MRI should be obtained with a T1 and T2 weighted sequence without fat suppression. In addition a STIR sequence as well as a T1 sequence after the injection of gadolinium should be performed. The T1 sequence shows good anatomic details as well as the fat content of the bone marrow. The STIR sequence is most sensitive for bone marrow edema and fluid collection and the T1 sequence after injection of gadolinium with fat suppression perfectly delineates the boarder of the inflammation.
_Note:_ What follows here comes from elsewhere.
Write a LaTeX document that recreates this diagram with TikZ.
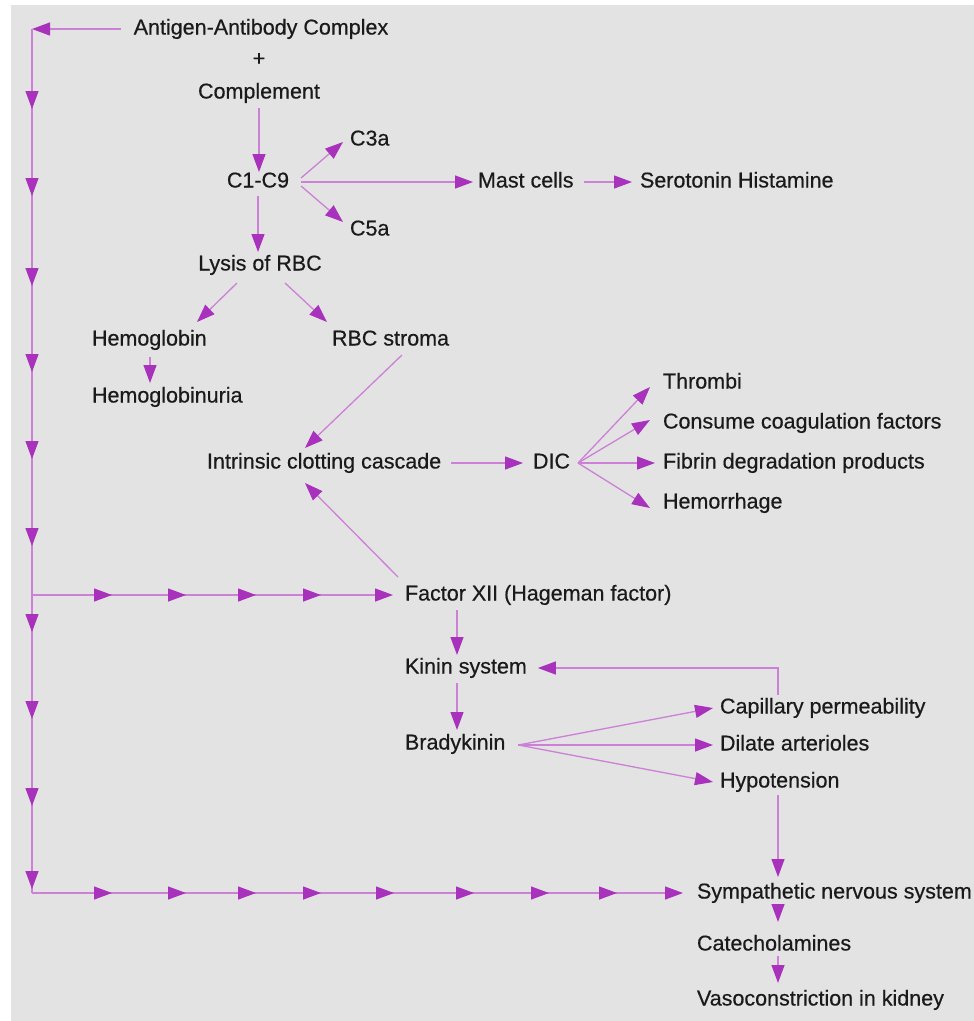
\documentclass[tikz,border=0pt]{standalone}
\usepackage{fontspec}
\setmainfont{Liberation Sans}[FakeBold=0.5]
\usetikzlibrary{arrows.meta,calc,decorations.markings}
\definecolor{bgcol}{HTML}{E3E3E3}
\definecolor{linecol}{HTML}{CC80D6}
\definecolor{headcol}{HTML}{A832BC}
\definecolor{txtcol}{HTML}{1A1A1A}
\begin{document}
\begin{tikzpicture}[x=1pt,y=-1pt,
  lbl/.style={inner sep=0pt, outer sep=0pt, text=txtcol, font=\fontsize{21.5}{26}\selectfont, text height=15.5pt, text depth=4.5pt},
  lw/.style={lbl, anchor=west},
  myhead/.tip={Triangle[length=18pt,width=13pt,color=headcol]},
  link/.style={draw=linecol, line width=1.3pt},
  arr/.style={link, -myhead}]
\useasboundingbox (0,0) rectangle (974,1021);
\fill[white] (0,0) rectangle (974,1021);
\fill[bgcol] (11,5) rectangle (974,1021);

% nodes
\node[lbl] (title) at (261,29) {Antigen-Antibody Complex};
\node[lbl] (plus) at (259,60) {+};
\node[lbl] (comp) at (259,93) {Complement};
\node[lbl] (c19) at (258,182) {C1-C9};
\node[lw] (c3a) at (350,140) {C3a};
\node[lw] (c5a) at (350,230) {C5a};
\node[lw] (mast) at (478,182) {Mast cells};
\node[lw] (sero) at (640,182) {Serotonin Histamine};
\node[lbl] (lysis) at (260,265) {Lysis of RBC};
\node[lw] (hemo) at (92,340) {Hemoglobin};
\node[lw] (hemou) at (92,397) {Hemoglobinuria};
\node[lw] (stroma) at (332,340) {RBC stroma};
\node[lw] (intr) at (207,463) {Intrinsic clotting cascade};
\node[lw] (dic) at (533,463) {DIC};
\node[lw] (thr) at (663,383) {Thrombi};
\node[lw] (cons) at (663,423) {Consume coagulation factors};
\node[lw] (fib) at (663,463) {Fibrin degradation products};
\node[lw] (hem) at (663,503) {Hemorrhage};
\node[lw] (f12) at (405,595) {Factor XII (Hageman factor)};
\node[lw] (kinin) at (405,668) {Kinin system};
\node[lw] (brady) at (405,744) {Bradykinin};
\node[lw] (cap) at (720,708) {Capillary permeability};
\node[lw] (dil) at (720,745) {Dilate arterioles};
\node[lw] (hypo) at (720,782) {Hypotension};
\node[lw] (symp) at (697,893) {Sympathetic nervous system};
\node[lw] (cat) at (697,945) {Catecholamines};
\node[lw] (vaso) at (697,1000) {Vasoconstriction in kidney};

\coordinate (tl) at (32,29);
\coordinate (ml) at (32,595);
\coordinate (bl) at (32,893);
\coordinate (fb) at (778,695);

% left trunk
\draw[arr, shorten <=13pt] (title.west) -- (tl);
\draw[link, postaction={decorate}, decoration={markings,
  mark=at position 80pt with {\arrow{myhead}},
  mark=at position 167pt with {\arrow{myhead}},
  mark=at position 257pt with {\arrow{myhead}},
  mark=at position 343pt with {\arrow{myhead}},
  mark=at position 430pt with {\arrow{myhead}},
  mark=at position 517pt with {\arrow{myhead}},
  mark=at position 603pt with {\arrow{myhead}},
  mark=at position 690pt with {\arrow{myhead}},
  mark=at position 777pt with {\arrow{myhead}},
  mark=at position 860pt with {\arrow{myhead}}}] (tl) -- (bl);
\draw[arr, shorten >=12pt, postaction={decorate}, decoration={markings,
  mark=at position 80pt with {\arrow{myhead}},
  mark=at position 154pt with {\arrow{myhead}},
  mark=at position 224pt with {\arrow{myhead}},
  mark=at position 289pt with {\arrow{myhead}}}] (ml) -- (f12.west);
\draw[arr, shorten >=14pt, postaction={decorate}, decoration={markings,
  mark=at position 80pt with {\arrow{myhead}},
  mark=at position 154pt with {\arrow{myhead}},
  mark=at position 224pt with {\arrow{myhead}},
  mark=at position 289pt with {\arrow{myhead}},
  mark=at position 362pt with {\arrow{myhead}},
  mark=at position 442pt with {\arrow{myhead}},
  mark=at position 517pt with {\arrow{myhead}},
  mark=at position 585pt with {\arrow{myhead}}}] (bl) -- (symp.west);

% complement branch
\draw[arr] ($(comp.south)+(0,5)$) -- (comp.south |- c19.north);
\draw[arr] ($(c19.south)+(0,4)$) -- ($(c19.south |- lysis.north)+(0,-3)$);
\draw[arr] ($(c19.east)+(12,-4)$) -- ($(c3a.west)+(-7,2)$);
\draw[arr] ($(c19.east)+(12,4)$) -- ($(c5a.west)+(-7,-8)$);
\draw[arr] ($(c19.east)+(12,0)$) -- ($(mast.west)+(-5,0)$);
\draw[arr, shorten <=10pt, shorten >=8pt] (mast.east) -- (sero.west);

% lysis branch
\draw[arr] ($(lysis.center)+(-23,18)$) -- ($(hemo.west)+(105,-18)$);
\draw[arr] ($(lysis.center)+(25,18)$) -- ($(stroma.west)+(-5,-18)$);
\draw[arr] ($(hemo.west)+(58,17)$) -- ($(hemou.west)+(58,-14)$);
\draw[arr] ($(stroma.west)+(70,15)$) -- ($(intr.west)+(98,-15)$);
\draw[arr] ($(f12.west)+(-7,-18)$) -- ($(intr.west)+(98,20)$);

% DIC
\draw[arr, shorten <=10pt, shorten >=10pt] (intr.east) -- (dic.west);
\draw[arr] ($(dic.east)+(8,0)$) -- ($(thr.west)+(-13,4)$);
\draw[arr] ($(dic.east)+(8,0)$) -- ($(cons.west)+(-13,-3)$);
\draw[arr] ($(dic.east)+(8,0)$) -- ($(fib.west)+(-8,0)$);
\draw[arr] ($(dic.east)+(8,0)$) -- ($(hem.west)+(-13,5)$);

% kinin
\draw[arr] ($(f12.west)+(52,15)$) -- ($(kinin.west)+(52,-13)$);
\draw[arr] ($(kinin.west)+(52,15)$) -- ($(brady.west)+(52,-14)$);
\draw[arr] ($(brady.east)+(13,1)$) -- ($(cap.west)+(-7,0)$);
\draw[arr] ($(brady.east)+(13,1)$) -- ($(dil.west)+(-7,0)$);
\draw[arr] ($(brady.east)+(13,1)$) -- ($(hypo.west)+(-7,0)$);
\draw[arr] (fb) -- (fb |- kinin.east) -- ($(kinin.east)+(11,0)$);

% sympathetic
\draw[arr] ($(hypo.west)+(58,13)$) -- ($(symp.west)+(81,-16)$);
\draw[arr] ($(symp.west)+(81,14)$) -- ($(cat.west)+(81,-23)$);
\draw[arr] ($(cat.west)+(81,11)$) -- ($(vaso.west)+(81,-17)$);
\end{tikzpicture}
\end{document}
If MRI is not immediately available ultrasound is useful to detect a subperiostal abscess formation [15]. Ezra et al. [11] recommended ultrasound as an available, noninvasive method. To our opinion ultrasound provides only limited information regarding the extent of the OM. Nevertheless, ultrasound is reported to be useful for needle aspiration of a subperiostal abscess formation in selected cases [15,16].
In all cases of HOM material for bacterial culture has to be obtained by aspirate, intraoperative specimen or blood culture. Cultures of aspirated material are reported to be negative in up to 75% [18,19]. But even in the absence of positive culture patients with epiphyseal OM improve during the course of antibiotic treatment [18]. Therefore, antibiotic regimen has to be started at the onset of symptoms targeting Staphylococcus aureus, which accounts for approximately 50%-60% of AHMO [7,18,20].
Current literature is inconclusive whether a metaepiphyseal HOM with abscess formation heals with AB treatment alone or requires surgical repair. In our opinion antibiotics alone may be sufficient in metaepiphyseal HOM in the absence of a periostal collection. But a subperiostal formation is a result of high intramedullary pressure levels. Still, no threshold is defined at which size a surgical drainage is indicated. Howard et al. [21] for example suggested a subperiostal formation of 2 mm to be crucial for surgical debridement. Nevertheless, uneventful recovery after spontaneous rupture of a subperiostal abscess collection is reported by Mah et al. [7] Of note, the authors at the same time consider surgery as to allow for quicker recovery.
Besides presence of a subperiostal abscess formation, our decision to perform surgery was based on the MRI findings regarding the physeal affection. Two drill holes thereby released the intramedullary pressure and limited the progression of the infection. However, no general recommendation can be made due to the small number of patients.